Thursday, October 13, 2011

Feast of Tabernacles (Sukkot)

Today (that is, yesterday at sun-down till today at sun-down) was the first day of the last fall feast.  I have begun a new study about healing broken hearts.  It has been anything but "normal", but that would describe the spiritual road I have been on for the last 12 -13 years.  This feast points to something that we look forward to in the millennial reign.  To tabernacle with God forever, the deposit or guarantee of which is the indwelling of the Holy Spirit.  I have been looking forward to what God will show during this "appointed" time or season.  A special time that God has appointed for us to draw near to Him.

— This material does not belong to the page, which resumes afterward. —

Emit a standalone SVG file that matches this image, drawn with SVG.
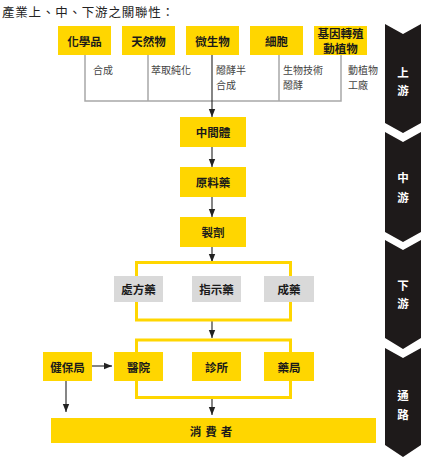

Starting this blog was a lark, that was spurred on by a friend starting a blog.  The last post she had was about Proverbs 3:5-6, verses that I have been encouraging my nephew to memorize.  Of course, when you help a child memorize verses, you learn as well.  Leaning on my own understanding is something that I have been brought face to face with many times over the last few months.

I am sure that many people can relate to the winding road that you go down as God leads you.  It is a straight path, but only He could link all the seemingly unrelated pieces together.  Case in point, how do "healing the heart", Proverbs 3, and Mud Pie Dreams link together?  Well, best I can tell at this point, all the years of pretending I didn't want children, because I just could not get pregnant, has produced a wound in my heart.  I denied a miscarriage years before out of pride and fear.  I went through the whole ordeal denying it all the way.  I leaned on my own understanding.  The price of my pride and sin has taken a toll on my heart.  The hurt, the tears, the pain, the anger, have built a wall around my heart, and God is bringing the consequences into focus. 

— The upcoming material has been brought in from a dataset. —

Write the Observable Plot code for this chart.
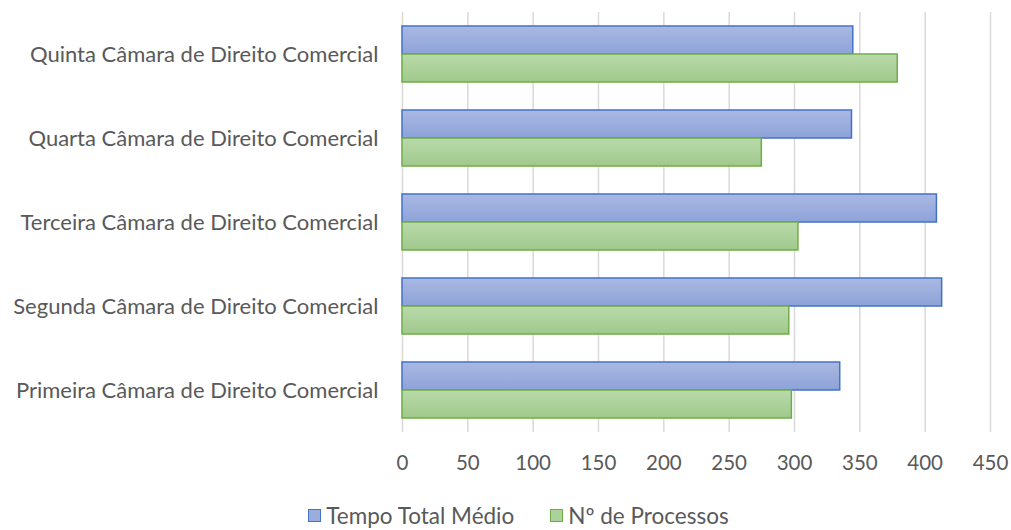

Today is the beginning of something new.  One thin layer of hard scales is being removed and the heart of stone is becoming a heart of flesh.  I look forward to all that He is going to do.  However, it is a bit scary too.  Fear of the unknown should have no place when God is leading.  He will never leave us or forsake us but, in honesty, I have not reached the point where there is no fear.  I know He will heal that too, and perhaps it will be soon.